Nous avons donc fui festivals, théâtres et débats pour nous réfugier là où la pensée globale est possible, là où la complexité a droit de cité, à savoir nos contextes professionnels. Nous y avons introduit tout ce que les créateurs nous ont appris et donnés : le goût du risque, la croyance en l’imprévu comme source de créativité, le désir indestructible d’inventer au lieu de suivre des chemins tout tracés, l’urgence de transmettre aux enfants et aux professionnels du lien social, la nécessité de créer, de jouer, de dessiner, de découper pour nourrir la pensée par l’imaginaire. Nous n’avons jamais abandonné le Tadorne jusqu’à écrire des textes pour reformuler aux professionnels en formation, ce que nous percevions de l’évolution de leurs processus de travail…Des textes Tadorne ! Les professionnels furent à chaque fois touchés d’être comparés à des créateurs, de voir leur projet relié à telle œuvre artistique, d’être inclus dans un processus artistique pour révéler leur créativité professionnelle, d’interpréter leur cheminement à partir d’œuvres théâtrales, chorégraphiques et plastiques.

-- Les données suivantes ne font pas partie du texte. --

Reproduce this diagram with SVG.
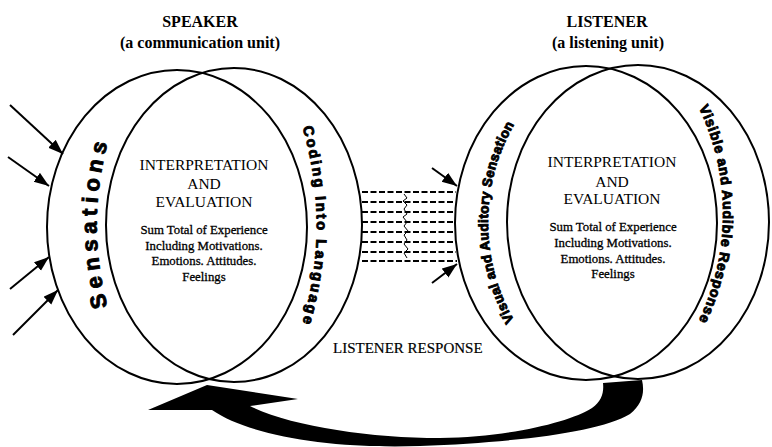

Dans ce contexte, il nous est apparu nécessaire de revenir en scène, dans tous les sens. Disséminées çà et là, les sensibilités, les visions du monde que nous recherchons, sont appelées à se rencontrer, à entrer en réseaux, mais pour constituer un « Autre réseau social ». Dans une ère souvent qualifiée de « post-démocratie » où « le vrai est un moment du faux », processus démultiplié par Facebook, Twitter, il nous parait essentiel de trouver ou de créer ces nouvelles relations. C’est le sens que nous continuerons à donner au Blog du Tadorne, et que nous amplifierons. Ce réseau sera collaboratif, ouvert à tous (art, culture, soin, éducation, etc.), en perpétuelle évolution. Si le monde est une scène comme l’art représente la vie, nous continuerons à mettre partout en avant celles et ceux qui assument un « rôle-positionnement » plutôt qu’un « rôle-posture », des espaces de vérité plutôt que des simulacres.
En ce sens, le spectateur-acteur du Tadorne observera la vie moderne pour tenter d’en appréhender toute sa complexité, avec le désir d’entrainer avec lui les lecteurs qui se reconnaîtront dans ce projet.